Pic by Neil's Photography under a CC licence
Sometimes the days are good, and you want to stay there because they are good and you feel like yourself in them (even if nothing amazing is happening) and there is a river and you're flowing in it, and it's good.  Even if not-good things are happening in it.

Call it parasympathetic nervous system.

And then there are the other days.  At those times you have to lie in bed breathing before you can get out and face the day that feels doomed, and you keep rounding the corner and falling over your very own self-hatred.  Because being you is hard for certain functional reasons where your body does not behave the way you would really like it to so as to have an enjoyable life.  You are feeling anxious.  And then you start feeling anxious about feeling anxious.  A delightful, satanic swirl of round and roundness.

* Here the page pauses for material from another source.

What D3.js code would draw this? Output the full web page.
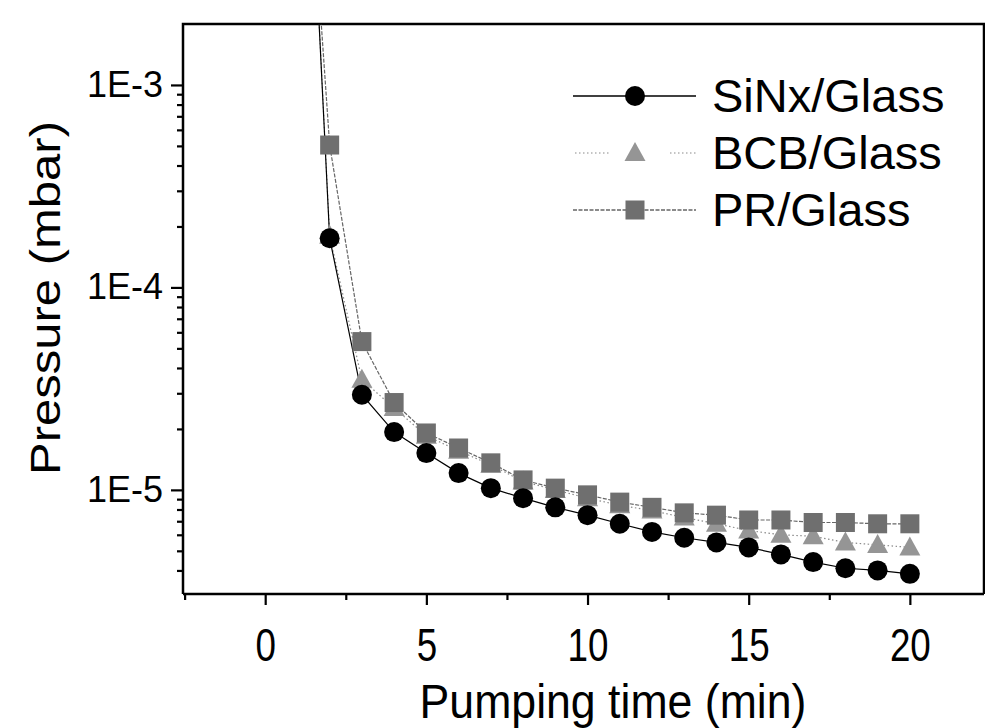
<!DOCTYPE html>
<html><head><meta charset="utf-8">
<script src="https://cdn.jsdelivr.net/npm/d3@7"></script>
<style>
html,body{margin:0;padding:0;background:#fff;}
svg text{font-family:"Liberation Sans",Arial,Helvetica,sans-serif;fill:#000;}
</style></head>
<body><svg id="chart" width="985" height="728"></svg>
<script>
// ---- data ----
const times = [1,2,3,4,5,6,7,8,9,10,11,12,13,14,15,16,17,18,19,20];
const sinxGlass = [0.3,1.75e-4,2.95e-5,1.93e-5,1.52e-5,1.21e-5,1.02e-5,9.1e-6,8.2e-6,7.5e-6,6.8e-6,6.2e-6,5.8e-6,5.5e-6,5.2e-6,4.8e-6,4.4e-6,4.1e-6,4.0e-6,3.85e-6];
const bcbGlass = [0.3,1.8e-4,3.5e-5,2.54e-5,1.85e-5,1.56e-5,1.33e-5,1.1e-5,1.0e-5,9.1e-6,8.4e-6,7.9e-6,7.3e-6,6.8e-6,6.3e-6,6.0e-6,5.9e-6,5.5e-6,5.35e-6,5.2e-6];
const prGlass = [0.1,5.05e-4,5.4e-5,2.7e-5,1.91e-5,1.61e-5,1.36e-5,1.12e-5,1.02e-5,9.45e-6,8.7e-6,8.2e-6,7.7e-6,7.5e-6,7.1e-6,7.1e-6,6.9e-6,6.9e-6,6.8e-6,6.8e-6];
const seriesNames = ["SiNx/Glass","BCB/Glass","PR/Glass"];
const xTicks = [0,5,10,15,20];
const xMinorTicks = [-2.5,2.5,7.5,12.5,17.5];
const yTicks = [1e-3,1e-4,1e-5];
const yTickLabels = ["1E-3","1E-4","1E-5"];
const xTitle = "Pumping time (min)";
const yTitle = "Pressure (mbar)";

// ---- layout ----
const svg = d3.select("#chart");
const L = 183, R = 984, T = 24, B = 594;
const x = d3.scaleLinear().domain([-2.55, 22.3]).range([L, R]);
const y = d3.scaleLog().domain([3.06e-6, 2.0e-3]).range([B, T]);

svg.append("defs").append("clipPath").attr("id","clip")
  .append("rect").attr("x",L).attr("y",T).attr("width",R-L).attr("height",B-T);

// y minor ticks
const yMinor = [];
[1e-6,1e-5,1e-4,1e-3].forEach(d=>{for(let k=2;k<=9;k++){const v=k*d; if(v>y.domain()[0]&&v<y.domain()[1]) yMinor.push(v);}});

const gy = svg.append("g").attr("transform",`translate(${L},0)`);
gy.call(d3.axisLeft(y).tickValues(yMinor).tickSize(6).tickFormat(""));
gy.call(g=>g.select(".domain").remove());
const gy2 = svg.append("g").attr("transform",`translate(${L},0)`);
gy2.call(d3.axisLeft(y).tickValues(yTicks).tickSize(12).tickPadding(8).tickFormat((d,i)=>yTickLabels[i]));
gy2.select(".domain").remove();
gy2.selectAll("text").attr("font-size",36).attr("font-family","Liberation Sans, Arial, sans-serif");

const gx = svg.append("g").attr("transform",`translate(0,${B})`);
gx.call(d3.axisBottom(x).tickValues(xMinorTicks).tickSize(6).tickFormat(""));
gx.select(".domain").remove();
const gx2 = svg.append("g").attr("transform",`translate(0,${B})`);
gx2.call(d3.axisBottom(x).tickValues(xTicks).tickSize(11).tickFormat(d3.format("d")));
gx2.select(".domain").remove();
gx2.selectAll("text").attr("font-size",46).attr("font-family","Liberation Sans, Arial, sans-serif")
  .attr("dy",null).attr("y",0).attr("x",0)
  .attr("transform",`translate(0,67) scale(0.8,1)`);
svg.selectAll("g line").attr("stroke-width",2.2);

// frame
svg.append("path").attr("d",`M${L},${B}H${R}M${L},${B}V${T}H${R}V${B}`)
  .attr("fill","none").attr("stroke","#000").attr("stroke-width",2.5);

// titles
svg.append("text").attr("text-anchor","middle")
  .attr("transform",`translate(613,718) scale(0.93,1)`)
  .attr("font-size",48).text(xTitle);
svg.append("text").attr("text-anchor","middle")
  .attr("transform",`translate(60,298) rotate(-90) scale(1.14,1)`)
  .attr("font-size",43).text(yTitle);

// ---- series ----
const series = [
  {name:seriesNames[1], vals:bcbGlass, stroke:"#8a8a8a", dash:"1.5,2.5", fill:"#959595", shape:"tri"},
  {name:seriesNames[2], vals:prGlass, stroke:"#666", dash:"4,1.5", fill:"#6f6f6f", shape:"sq"},
  {name:seriesNames[0], vals:sinxGlass, stroke:"#000", dash:null, fill:"#000", shape:"circ"}
];
const line = d3.line().x(d=>x(d[0])).y(d=>y(d[1]));
const plot = svg.append("g").attr("clip-path","url(#clip)");
series.forEach(s=>{
  plot.append("path").datum(times.map((t,i)=>[t,s.vals[i]]))
    .attr("d",line).attr("fill","none").attr("stroke",s.stroke)
    .attr("stroke-width",1.2).attr("stroke-dasharray",s.dash);
});
function marker(g, shape, cx, cy, fill){
  if(shape==="circ") g.append("circle").attr("cx",cx).attr("cy",cy).attr("r",10).attr("fill",fill);
  else if(shape==="sq") g.append("rect").attr("x",cx-9.5).attr("y",cy-9.5).attr("width",19).attr("height",19).attr("fill",fill);
  else g.append("path").attr("d",`M${cx},${cy-11}L${cx+10.5},${cy+8}L${cx-10.5},${cy+8}Z`).attr("fill",fill);
}
series.forEach(s=>{
  times.forEach((t,i)=>marker(plot, s.shape, x(t), y(s.vals[i]), s.fill));
});

// ---- legend ----
const legRows = [
  {s:series[2], y:96},
  {s:series[0], y:153},
  {s:series[1], y:210}
];
const lg = svg.append("g");
legRows.forEach(r=>{
  if(r.s.shape==="tri"){
    lg.append("line").attr("x1",575).attr("x2",610).attr("y1",r.y).attr("y2",r.y)
      .attr("stroke",r.s.stroke).attr("stroke-width",1.2).attr("stroke-dasharray","1.5,2.5");
    lg.append("line").attr("x1",670).attr("x2",696).attr("y1",r.y).attr("y2",r.y)
      .attr("stroke",r.s.stroke).attr("stroke-width",1.2).attr("stroke-dasharray","1.5,2.5");
  } else {
    lg.append("line").attr("x1",573).attr("x2",696).attr("y1",r.y).attr("y2",r.y)
      .attr("stroke",r.s.stroke).attr("stroke-width",1.4).attr("stroke-dasharray",r.s.dash);
  }
  marker(lg, r.s.shape, 635, r.y, r.s.fill);
  lg.append("text").attr("x",712).attr("y",r.y+16).attr("font-size",47).text(r.s.name);
});
</script></body></html>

Call it sympathetic nervous system.

On top of that, in trying to describe this sort of stuff you're thinking, who gives a fuck about your self-indulgent griping?  Nevertheless, that thought doesn't make the situation any easier.  It just makes it as hard as it was before and like you're being judged at the same time.  Even though you're not being judged by anybody but the nasty ones in the chorus of The Cast of Thousands (and I guess anyone who is reading this who is thinking, harden the fuck up, but if you are - I'm sure there's a few other pages on the interwebs written by people who are very strong  and who are not pussies like me).


In these days, going along with the flow is hard, even though you train yourself in the good days for days like this.

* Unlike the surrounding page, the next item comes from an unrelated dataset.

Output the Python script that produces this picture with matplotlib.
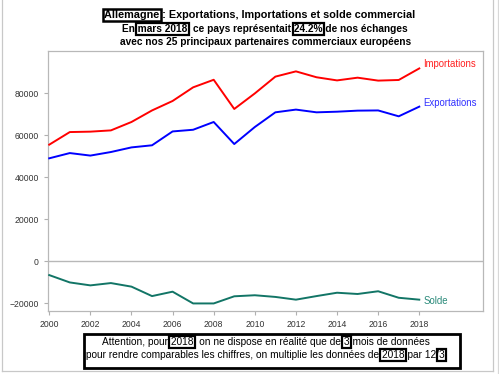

So much of life is about staying in the flow.  You used to think that the problem with swimming in the river on these sorts of days was getting your foot caught in the unseen crap on the bottom of the river.  But now you think that maybe even worse than the initial problem of getting your foot caught is the expectation you have that the riverbed should be tangle-free.   And the expectation that your life should be hassle-free, or that your body should be limitation-free.

It's the expectation that is the real causes the stress.  Wisebrain says so.